Joanne Williams, Community Engagement Officer tells us how Birmingham Royal Ballet can inspire members of the local community.
Since I joined the Company as Community Engagement Officer in 2011, it’s become apparent to me that there are a number of barriers to participation in ballet amongst some areas of our local community. The main obstacles are the perceived cost and the image of ballet, often based on stereotypes.
The Department for Learning listens to what communities tell us, so this means that our work, and how we monitor it, is constantly evolving. In designing a project we’ll ascertain just how we can make dance relevant to the people we’re working with. For example, for school children, we might link it to learning in other curriculum subjects or explore more abstract classroom themes; a school may have a group of children with special educational needs or have a group who are hard to reach inside the classroom, who will respond to opportunities to communicate in a different medium, or a teacher might recognise the health benefits of dance and might wish to learn how they might use it more creatively, to enhance wider learning. Dance combines the elements of physicality, creativity and performance and can be used to provide a variety of compelling learning experiences.

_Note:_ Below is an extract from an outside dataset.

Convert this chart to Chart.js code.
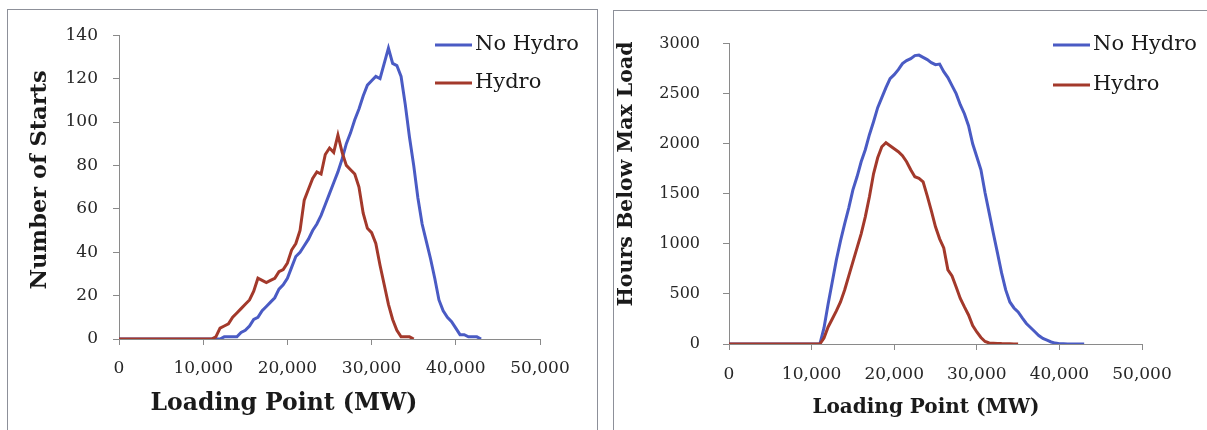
<!DOCTYPE html>
<html><head><meta charset="utf-8">
<script src="https://cdn.jsdelivr.net/npm/chart.js@4.4.1/dist/chart.umd.min.js"></script>
<style>
html,body{margin:0;padding:0;background:#fff;overflow:hidden;width:1207px;height:430px}
.frame{position:absolute;border:1px solid #8d9099;border-bottom:none;background:#fff}
#f1{left:7px;top:9px;width:589px;height:421px}
#f2{left:613px;top:10px;width:594px;height:420px;border-right:none}
canvas{display:block}
</style></head>
<body>
<div class="frame" id="f1"><canvas id="c1" width="589" height="420"></canvas></div>
<div class="frame" id="f2"><canvas id="c2" width="593" height="419"></canvas></div>
<script>
// ---- data ----
const seriesNames = ['No Hydro', 'Hydro'];
const loadMW = [0,11000,11500,12000,12500,13000,13500,14000,14500,15000,15500,
  16000,16500,17000,17500,18000,18500,19000,19500,20000,20500,
  21000,21500,22000,22500,23000,23500,24000,24500,25000,25500,
  26000,26500,27000,27500,28000,28500,29000,29500,30000,30500,
  31000,31500,32000,32500,33000,33500,34000,34500,35000,35500,
  36000,36500,37000,37500,38000,38500,39000,39500,40000,40500,
  41000,41500,42000,42500,43000];
const startsNoHydro = [0, 0,0,0,1,1,1,1,3,4,6,
  9,10,13,15,17,19,23,25,28,33,
  38,40,43,46,50,53,57,62,67,72,
  77,83,90,95,101,106,112,117,119,121,
  120,127,134,127,126,121,108,93,80,65,
  53,45,37,28,18,13,10,8,5,2,
  2,1,1,1,0];
const startsHydro = [0, 0,1,5,6,7,10,12,14,16,18,
  22,28,27,26,27,28,31,32,35,41,
  44,50,64,69,74,77,76,85,88,86,
  94,86,80,78,76,70,58,51,49,44,
  34,25,16,9,4,1,1,1,0,null,
  null,null,null,null,null,null,null,null,null,null,
  null,null,null,null,null];
const hoursNoHydro = [0, 0,160,400,620,840,1030,1200,1360,1540,1670,
  1820,1940,2090,2220,2360,2460,2560,2650,2690,2740,
  2800,2830,2850,2880,2885,2862,2840,2810,2790,2795,
  2720,2660,2580,2500,2390,2300,2180,2000,1870,1740,
  1510,1310,1106,910,710,540,420,360,320,260,
  205,165,125,85,55,38,20,9,3,2,
  1,1,0,0,0];
const hoursHydro = [0, 0,60,170,250,330,420,540,680,820,960,
  1100,1270,1470,1700,1860,1970,2010,1980,1950,1920,
  1880,1820,1740,1670,1655,1620,1480,1330,1170,1050,
  960,740,680,570,455,370,290,185,120,65,
  25,10,8,6,4,3,2,1,0,null,
  null,null,null,null,null,null,null,null,null,null,
  null,null,null,null,null];
const xTicks = [0,10000,20000,30000,40000,50000];
const startsTicks = [0,20,40,60,80,100,120,140];
const hoursTicks = [0,500,1000,1500,2000,2500,3000];

const colors = {noHydro:'#4a5bc4', hydro:'#a3392b'};
const FONT = '"DejaVu Serif", "Liberation Serif", serif';

function pts(xs, ys){ return xs.map((x,i)=>({x:x, y:ys[i]})); }

const decor = {
  id:'decor',
  afterDraw(chart, args, o){
    const ctx = chart.ctx;
    ctx.save();
    // axis titles
    o.titles.forEach(t=>{
      ctx.save();
      ctx.translate(t.x, t.y);
      ctx.rotate(t.rot || 0);
      ctx.font = 'bold ' + t.size + 'px ' + FONT;
      ctx.fillStyle = '#1a1a1a';
      ctx.textAlign = 'center';
      ctx.textBaseline = 'middle';
      ctx.fillText(t.text, 0, 0);
      ctx.restore();
    });
    // legend
    const L = o.legend;
    seriesNames.forEach((name,i)=>{
      const ds = chart.data.datasets.find(d=>d.label===name);
      const y = L.y[i];
      ctx.strokeStyle = ds.borderColor;
      ctx.lineWidth = 3;
      ctx.beginPath(); ctx.moveTo(L.x1, y); ctx.lineTo(L.x2, y); ctx.stroke();
      ctx.font = L.size + 'px ' + FONT;
      ctx.fillStyle = '#1a1a1a';
      ctx.textAlign = 'left';
      ctx.textBaseline = 'middle';
      ctx.fillText(name, L.tx, y);
    });
    ctx.restore();
  }
};

function makeChart(id, ys, yTicks, yMax, geom){
  const axisColor = '#8a8a8a';
  return new Chart(document.getElementById(id), {
    type:'line',
    data:{datasets:[
      {label:seriesNames[0], data:pts(loadMW, ys[0]), borderColor:colors.noHydro, borderWidth:3, pointRadius:0, tension:0, order:1, spanGaps:false},
      {label:seriesNames[1], data:pts(loadMW, ys[1]), borderColor:colors.hydro, borderWidth:3, pointRadius:0, tension:0, order:0, spanGaps:false}
    ]},
    options:{
      responsive:false, animation:false, events:[],
      layout:{padding:{left:0, top:geom.top, right:geom.right, bottom:0}},
      plugins:{legend:{display:false}, tooltip:{enabled:false}, decor:geom.decor},
      scales:{
        x:{type:'linear', min:0, max:50000,
          afterBuildTicks(s){ s.ticks = xTicks.map(v=>({value:v})); },
          afterFit(s){ s.height = geom.xh; },
          grid:{drawOnChartArea:false, drawTicks:true, tickLength:6, color:axisColor},
          border:{display:true, color:axisColor, width:1},
          ticks:{maxRotation:0, autoSkip:false, padding:geom.xpad, color:'#262626',
            font:{family:FONT, size:17},
            callback:v=>v.toLocaleString('en-US')}
        },
        y:{type:'linear', min:0, max:yMax,
          afterBuildTicks(s){ s.ticks = yTicks.map(v=>({value:v})); },
          afterFit(s){ s.width = geom.yw; },
          grid:{drawOnChartArea:false, drawTicks:true, tickLength:6, color:axisColor},
          border:{display:true, color:axisColor, width:1},
          ticks:{padding:geom.ypad, color:'#262626', font:{family:FONT, size:geom.ysize},
            callback:v=>String(v)}
        }
      }
    },
    plugins:[decor]
  });
}

makeChart('c1', [startsNoHydro, startsHydro], startsTicks, 140, {
  top:24, right:57, xh:91, yw:111, xpad:13, ypad:15, ysize:17,
  decor:{
    titles:[
      {text:'Number of Starts', x:32, y:170, rot:-Math.PI/2, size:22.5},
      {text:'Loading Point (MW)', x:276, y:394, size:23.5}
    ],
    legend:{x1:427, x2:464, tx:467, y:[35,73], size:21}
  }
});

makeChart('c2', [hoursNoHydro, hoursHydro], hoursTicks, 3000, {
  top:23, right:65, xh:86, yw:115, xpad:14, ypad:23, ysize:16,
  decor:{
    titles:[
      {text:'Hours Below Max Load', x:13, y:163, rot:-Math.PI/2, size:20.5},
      {text:'Loading Point (MW)', x:312, y:397, size:20}
    ],
    legend:{x1:439, x2:476, tx:479, y:[34,74], size:21}
  }
});
</script>
</body></html>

Once the department has worked out what the desired outcomes from a project might be we try to find a sense of familiarity – an access point. On previous projects we have introduced ballet through storytelling, through boxing and even through reggae! Participants have also been inspired just by talking to our dancers, or stepping inside a professional studio for the first time.

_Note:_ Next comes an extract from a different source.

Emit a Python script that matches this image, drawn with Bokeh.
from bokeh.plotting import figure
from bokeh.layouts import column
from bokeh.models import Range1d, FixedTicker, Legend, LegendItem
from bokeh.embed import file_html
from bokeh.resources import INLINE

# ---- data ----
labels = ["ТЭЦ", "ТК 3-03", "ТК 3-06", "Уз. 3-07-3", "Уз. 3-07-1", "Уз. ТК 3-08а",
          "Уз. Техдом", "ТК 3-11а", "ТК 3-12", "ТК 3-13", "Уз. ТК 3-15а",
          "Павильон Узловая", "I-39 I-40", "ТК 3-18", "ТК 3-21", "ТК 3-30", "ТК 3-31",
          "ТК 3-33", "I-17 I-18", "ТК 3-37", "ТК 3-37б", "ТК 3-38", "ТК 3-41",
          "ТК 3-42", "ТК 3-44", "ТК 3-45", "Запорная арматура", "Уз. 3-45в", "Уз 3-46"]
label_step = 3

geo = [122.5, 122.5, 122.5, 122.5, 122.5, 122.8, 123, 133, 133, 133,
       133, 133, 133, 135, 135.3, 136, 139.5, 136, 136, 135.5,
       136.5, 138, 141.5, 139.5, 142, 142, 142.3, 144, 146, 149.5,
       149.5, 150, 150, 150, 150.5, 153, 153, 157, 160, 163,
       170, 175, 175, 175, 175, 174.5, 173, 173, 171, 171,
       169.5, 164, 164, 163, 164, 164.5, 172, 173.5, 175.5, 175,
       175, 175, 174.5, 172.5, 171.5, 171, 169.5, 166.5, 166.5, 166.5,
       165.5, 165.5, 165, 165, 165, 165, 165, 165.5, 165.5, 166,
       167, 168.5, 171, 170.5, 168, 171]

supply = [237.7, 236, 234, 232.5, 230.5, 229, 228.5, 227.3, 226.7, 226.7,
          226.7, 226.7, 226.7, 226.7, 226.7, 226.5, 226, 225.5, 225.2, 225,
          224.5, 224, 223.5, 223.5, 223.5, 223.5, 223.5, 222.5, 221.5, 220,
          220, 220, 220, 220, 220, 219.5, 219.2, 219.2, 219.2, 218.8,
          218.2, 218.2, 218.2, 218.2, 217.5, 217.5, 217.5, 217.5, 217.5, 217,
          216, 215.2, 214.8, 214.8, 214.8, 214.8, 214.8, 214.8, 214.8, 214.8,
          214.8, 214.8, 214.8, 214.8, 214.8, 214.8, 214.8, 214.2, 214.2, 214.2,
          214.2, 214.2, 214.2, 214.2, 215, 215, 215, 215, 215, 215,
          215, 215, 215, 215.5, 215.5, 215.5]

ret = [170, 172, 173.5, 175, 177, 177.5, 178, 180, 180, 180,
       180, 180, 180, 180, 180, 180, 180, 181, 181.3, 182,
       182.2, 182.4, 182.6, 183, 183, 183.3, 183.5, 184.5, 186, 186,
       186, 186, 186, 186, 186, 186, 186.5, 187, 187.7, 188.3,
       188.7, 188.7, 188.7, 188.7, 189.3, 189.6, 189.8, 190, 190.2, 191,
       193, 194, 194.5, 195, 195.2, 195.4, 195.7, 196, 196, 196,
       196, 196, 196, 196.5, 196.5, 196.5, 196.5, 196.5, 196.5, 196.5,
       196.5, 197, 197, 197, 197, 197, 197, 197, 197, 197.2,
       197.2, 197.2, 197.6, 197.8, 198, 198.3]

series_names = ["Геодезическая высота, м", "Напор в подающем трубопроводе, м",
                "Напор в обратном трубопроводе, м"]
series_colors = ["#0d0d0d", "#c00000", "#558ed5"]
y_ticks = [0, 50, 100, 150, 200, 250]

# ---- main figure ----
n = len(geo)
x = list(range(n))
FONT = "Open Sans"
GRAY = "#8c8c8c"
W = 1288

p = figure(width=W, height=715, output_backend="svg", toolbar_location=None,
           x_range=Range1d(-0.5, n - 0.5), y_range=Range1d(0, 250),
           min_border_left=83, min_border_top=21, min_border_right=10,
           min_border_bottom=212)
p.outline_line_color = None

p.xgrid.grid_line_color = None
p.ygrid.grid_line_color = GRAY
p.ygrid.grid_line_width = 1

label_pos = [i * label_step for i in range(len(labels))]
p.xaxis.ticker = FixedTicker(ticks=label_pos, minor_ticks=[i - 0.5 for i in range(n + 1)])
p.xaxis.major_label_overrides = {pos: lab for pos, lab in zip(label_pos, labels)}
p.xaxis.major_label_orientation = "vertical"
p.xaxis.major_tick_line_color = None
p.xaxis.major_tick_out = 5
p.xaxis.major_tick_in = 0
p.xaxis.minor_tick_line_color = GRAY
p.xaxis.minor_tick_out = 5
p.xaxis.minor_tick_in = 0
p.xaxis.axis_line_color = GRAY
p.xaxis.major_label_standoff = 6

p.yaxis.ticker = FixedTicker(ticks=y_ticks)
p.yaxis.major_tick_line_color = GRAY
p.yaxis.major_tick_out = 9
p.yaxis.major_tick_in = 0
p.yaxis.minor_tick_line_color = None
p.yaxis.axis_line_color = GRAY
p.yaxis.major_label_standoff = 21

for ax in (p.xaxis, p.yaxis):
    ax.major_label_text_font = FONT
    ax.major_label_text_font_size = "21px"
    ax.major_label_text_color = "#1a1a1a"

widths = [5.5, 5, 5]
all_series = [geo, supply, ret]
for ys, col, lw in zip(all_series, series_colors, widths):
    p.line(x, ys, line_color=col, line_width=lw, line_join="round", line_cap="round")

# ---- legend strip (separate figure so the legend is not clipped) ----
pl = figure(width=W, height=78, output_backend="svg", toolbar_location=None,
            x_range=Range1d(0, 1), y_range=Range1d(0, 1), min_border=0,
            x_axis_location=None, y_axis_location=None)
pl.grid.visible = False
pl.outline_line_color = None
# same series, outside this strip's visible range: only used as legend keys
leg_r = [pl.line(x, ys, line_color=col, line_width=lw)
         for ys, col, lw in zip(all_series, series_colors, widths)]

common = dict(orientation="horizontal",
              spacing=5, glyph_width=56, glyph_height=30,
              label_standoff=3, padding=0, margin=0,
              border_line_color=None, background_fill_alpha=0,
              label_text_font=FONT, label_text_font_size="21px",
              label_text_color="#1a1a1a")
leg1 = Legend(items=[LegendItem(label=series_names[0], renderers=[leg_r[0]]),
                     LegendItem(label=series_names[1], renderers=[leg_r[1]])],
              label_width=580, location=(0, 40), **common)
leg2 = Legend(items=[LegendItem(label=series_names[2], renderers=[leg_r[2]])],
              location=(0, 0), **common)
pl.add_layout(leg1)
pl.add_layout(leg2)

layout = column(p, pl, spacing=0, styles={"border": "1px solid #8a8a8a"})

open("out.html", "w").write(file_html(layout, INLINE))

We’ve also taught people that Birmingham Royal Ballet isn’t just about dance – it’s an industry. There’s a lot going on behind the scenes at any given time.
In addition to schools, we work in communities with young children, people with learning disabilities, older people and minority groups, from across the country. These projects offer us the opportunity to engage in dialogue with communities who may not previously have encountered ballet in the traditional sense. For example, in autumn 2012 we invited dance artists from the Birmingham area to re-interpret a ballet piece in another dance style and then share their work with local community groups.

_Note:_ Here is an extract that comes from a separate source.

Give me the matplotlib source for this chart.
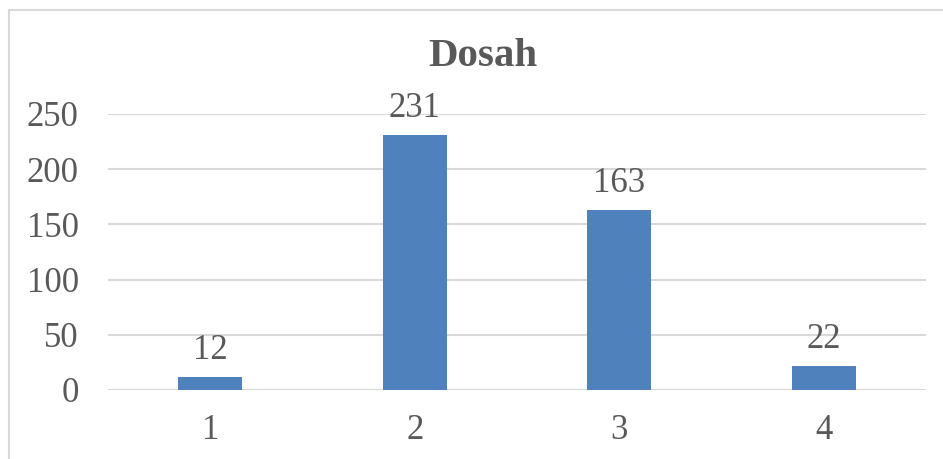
import matplotlib
matplotlib.use("Agg")
import matplotlib.pyplot as plt
from matplotlib.patches import Rectangle

categories = ["1", "2", "3", "4"]
values = [12, 231, 163, 22]
yticks = [0, 50, 100, 150, 200, 250]
title = "Dosah"

W, H = 943, 459
fig = plt.figure(figsize=(W / 100, H / 100), dpi=100)
plt.rcParams['font.family'] = ['Liberation Serif', 'DejaVu Serif']

text_col = "#595959"
grid_col = "#D9D9D9"
bar_col = "#4F81BD"

# figure border
fig.patches.append(Rectangle((9 / W, -0.1), 1.2, 1 - 10 / H + 0.1, transform=fig.transFigure,
                             fill=False, edgecolor=grid_col, linewidth=1.5, zorder=0))

left, right = 108, 926
top, bottom = 114, 390
ax = fig.add_axes([left / W, 1 - bottom / H, (right - left) / W, (bottom - top) / H])

x = list(range(1, len(categories) + 1))
ax.bar(x, values, width=0.315, color=bar_col, zorder=3)
for xi, v in zip(x, values):
    ax.annotate(str(v), (xi, v), xytext=(0, 13), textcoords="offset points",
                ha="center", va="baseline", fontsize=25, color=text_col)

ax.set_xlim(0.5, 4.5)
ax.set_ylim(0, 250)
ax.set_yticks(yticks)
ax.set_yticklabels([str(t) for t in yticks], fontsize=25, color=text_col)
ax.set_xticks(x)
ax.set_xticklabels(categories, fontsize=25, color=text_col)
ax.tick_params(axis="both", length=0)
ax.tick_params(axis="y", pad=21)
ax.tick_params(axis="x", pad=17)
ax.grid(axis="y", color=grid_col, linewidth=1.5, zorder=0)
for s in ax.spines.values():
    s.set_visible(False)

fig.text(483 / W, 1 - 56 / H, title, ha="center", va="center",
         fontsize=29.5, fontweight="bold", color=text_col)

fig.savefig("out.png", dpi=100)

A major part of my role as Community Engagement Officer is linking with communities and individuals and finding out how ballet can impact on their lives. They are often those who previously thought that a prestigious company like Birmingham Royal Ballet would never come out to them, and it’s frequently there that the impact is most striking.
Wherever possible we address preconceptions of what ballet is, but in order to understand what it might become to people, we have to speak to them first. It’s truly exciting to be involved in promoting the Company in this way.